DannyBen / snapcrawl

Crawl a website and take screenshots
MIT License
57 stars 12 forks source link

Multiple Root Passes with # hrefs #39

Closed andrewexton373 closed 3 years ago

andrewexton373 commented 3 years ago

I'm trying to capture images from the site http://ransomit.com

snapcrawl seems to get confused about the structure of the website. I believe the issue is caused by href='#' included in the HTML of the example website provided.

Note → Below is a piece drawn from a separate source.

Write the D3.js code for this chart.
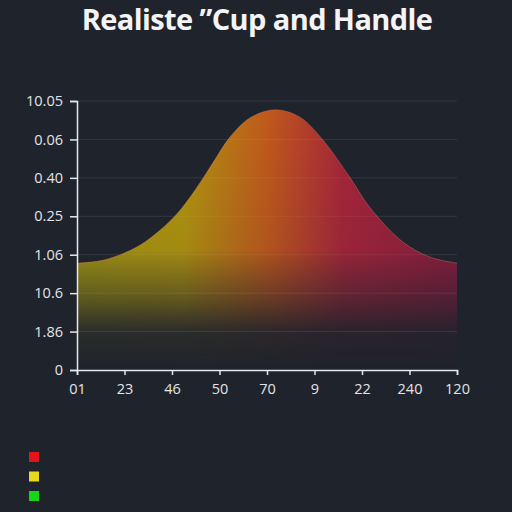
<!DOCTYPE html>
<html>
<head>
<meta charset="utf-8">
<script src="https://cdn.jsdelivr.net/npm/d3@7"></script>
<style>
  html, body { margin: 0; padding: 0; background: #1f232c; }
  svg { display: block; }
</style>
</head>
<body>
<div id="chart"></div>
<script>
// chart values
const title = 'Realiste \u201DCup and Handle'
const xLabels = ['01', '23', '46', '50', '70', '9', '22', '240', '120']
const yLabels = ['0', '1.86', '10.6', '1.06', '0.25', '0.40', '0.06', '10.05']
// curve position (in x-tick steps) and height (in y-tick steps)
const curveX = [0, 0.48, 0.91, 1.33, 1.75, 2.17, 2.59, 2.86, 3.22, 3.64, 4.17, 4.69, 5.18, 5.75, 6.17, 6.86, 7.43, 8]
const curveY = [2.78, 2.84, 3.0, 3.25, 3.64, 4.16, 4.87, 5.39, 6.06, 6.56, 6.77, 6.58, 5.98, 5.0, 4.22, 3.33, 2.94, 2.78]
const legendColors = ['#e3141a', '#e6d81e', '#17d61a']

const width = 512,
  height = 512,
  marginLeft = 77,
  marginRight = 55,
  marginTop = 101,
  marginBottom = 142

let svg = d3.select('#chart')
  .append('svg')
  .attr('width', width)
  .attr('height', height)

svg.append('rect')
  .attr('width', width).attr('height', height)
  .attr('fill', '#1f232c')

const xScale = d3.scaleLinear()
  .domain([0, xLabels.length - 1])
  .range([marginLeft, width - marginRight])

const yScale = d3.scaleLinear()
  .domain([0, yLabels.length - 1])
  .range([height - marginBottom, marginTop])

// gradients
const defs = svg.append('defs')
const hGrad = defs.append('linearGradient')
  .attr('id', 'hgrad')
  .attr('gradientUnits', 'userSpaceOnUse')
  .attr('x1', xScale(0)).attr('x2', xScale(8))
  .attr('y1', 0).attr('y2', 0)
hGrad.selectAll('stop')
  .data([[0, '#a59a12'], [0.28, '#b3960f'], [0.5, '#c25a1c'], [0.7, '#a8253a'], [1, '#8c1c40']])
  .enter().append('stop')
  .attr('offset', d => d[0])
  .attr('stop-color', d => d[1])

const vGrad = defs.append('linearGradient')
  .attr('id', 'vgrad')
  .attr('gradientUnits', 'userSpaceOnUse')
  .attr('x1', 0).attr('x2', 0)
  .attr('y1', yScale(7)).attr('y2', yScale(0))
vGrad.selectAll('stop')
  .data([[0, 1], [0.55, 0.9], [0.72, 0.5], [0.86, 0.08], [1, 0]])
  .enter().append('stop')
  .attr('offset', d => d[0])
  .attr('stop-color', 'white')
  .attr('stop-opacity', d => d[1])

defs.append('mask').attr('id', 'fade')
  .append('rect')
  .attr('x', 0).attr('y', 0).attr('width', width).attr('height', height)
  .attr('fill', 'url(#vgrad)')

// grid lines
svg.append('g')
  .selectAll('line')
  .data(d3.range(1, yLabels.length))
  .enter().append('line')
  .attr('x1', xScale(0)).attr('x2', xScale(8))
  .attr('y1', d => yScale(d)).attr('y2', d => yScale(d))
  .attr('stroke', '#2a2f3a')
  .attr('stroke-width', 1)

// area
const points = curveX.map((x, i) => [x, curveY[i]])
const area = d3.area()
  .x(d => xScale(d[0]))
  .y0(yScale(0))
  .y1(d => yScale(d[1]))
  .curve(d3.curveCatmullRom)

svg.append('path')
  .datum(points)
  .attr('d', area)
  .attr('fill', 'url(#hgrad)')
  .attr('mask', 'url(#fade)')

svg.append('path')
  .datum(points)
  .attr('d', d3.line().x(d => xScale(d[0])).y(d => yScale(d[1])).curve(d3.curveCatmullRom))
  .attr('fill', 'none')
  .attr('stroke', '#d07a5a')
  .attr('stroke-opacity', 0.5)
  .attr('stroke-width', 0.8)

// faint grid over the fill
svg.append('g')
  .selectAll('line')
  .data(d3.range(1, yLabels.length))
  .enter().append('line')
  .attr('x1', xScale(0)).attr('x2', xScale(8))
  .attr('y1', d => yScale(d)).attr('y2', d => yScale(d))
  .attr('stroke', '#ffffff')
  .attr('stroke-opacity', 0.05)

// axes
const xAxis = d3.axisBottom(xScale)
  .tickValues(d3.range(xLabels.length))
  .tickFormat(i => xLabels[i])
  .tickSizeOuter(0)
  .tickSize(5)
const yAxis = d3.axisLeft(yScale)
  .tickValues(d3.range(yLabels.length))
  .tickFormat(i => yLabels[i])
  .tickSizeOuter(0)
  .tickSize(7)

const gx = svg.append('g')
  .attr('transform', `translate(0,${yScale(0)})`)
  .call(xAxis)
const gy = svg.append('g')
  .attr('transform', `translate(${xScale(0)},0)`)
  .call(yAxis)

;[gx, gy].forEach(g => {
  g.selectAll('path, line').attr('stroke', '#e6e8ec').attr('stroke-width', 1.5)
  g.selectAll('text')
    .attr('fill', '#e2e4e8')
    .style('font-family', '"Open Sans", sans-serif')
    .style('font-size', '14.5px')
})
gx.selectAll('text').attr('y', 9).attr('dy', '1em')
gy.selectAll('text').attr('x', -14)

// title
svg.append('text')
  .attr('x', 257).attr('y', 30)
  .attr('text-anchor', 'middle')
  .attr('fill', '#f4f4f6')
  .style('font-family', '"Open Sans", sans-serif')
  .style('font-weight', 'bold')
  .style('font-size', '29px')
  .style('letter-spacing', '-0.6px')
  .text(title)

// legend swatches
svg.append('g')
  .selectAll('rect')
  .data(legendColors)
  .enter().append('rect')
  .attr('x', 29)
  .attr('y', (d, i) => 452 + i * 19.5)
  .attr('width', 10).attr('height', 10)
  .attr('fill', d => d)
</script>
</body>
</html>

andrew:snaps/ $ snapcrawl ransomit.com log_level=0 depth=4 width=1024                                                               [22:17:53]
DEBUG : verifying phantomjs is present
DEBUG : verifying imagemagick is present
DEBUG : initializing cli
DEBUG : initializing crawler with http://ransomit.com
DEBUG : config {"depth"=>4, "width"=>1024, "height"=>0, "cache_life"=>86400, "cache_dir"=>"cache", "snaps_dir"=>"snaps", "name_template"=>"%%{url}", "url_whitelist"=>nil, "url_blacklist"=>nil, "css_selector"=>nil, "log_level"=>0, "log_color"=>"auto", "skip_ssl_verification"=>false, "screenshot_delay"=>nil}
DEBUG : processing queue: 1 remaining
 INFO : processing http://ransomit.com, depth: 0
 INFO : screenshot for / already exists
DEBUG : processing queue: 1 remaining
 INFO : processing http://ransomit.com#, depth: 1
 INFO : screenshot for / already exists
DEBUG : processing queue: 1 remaining
 INFO : processing http://ransomit.com#, depth: 2
 INFO : screenshot for / already exists
DEBUG : processing queue: 1 remaining
 INFO : processing http://ransomit.com#, depth: 3
 INFO : screenshot for / already exists
DEBUG : processing queue: 1 remaining
 INFO : processing http://ransomit.com#, depth: 4
 INFO : screenshot for / already exists

Are there any steps I can take to successfully crawl and screenshot all levels of this site? Maybe utilizing the url_blacklist feature? Also, is this a bug, or an expected result? I'm not completely sure.

DannyBen commented 3 years ago

It should not get confused by the hash part of the URL. I need to check it further.

DannyBen commented 3 years ago

Well - found the issue.

Since your command had no protocol, the assumed site is http://ransomit.com, and then links to https://ransomit.com are considered external and are therefore not crawled.

Just run it with snapcrawl https://ransomit.com depth=2 width=1024 and you should be fine.

I will see if I can improve that unexpected behavior.

andrewexton373 commented 3 years ago

Ahhh, that makes sense. Appreciate the help!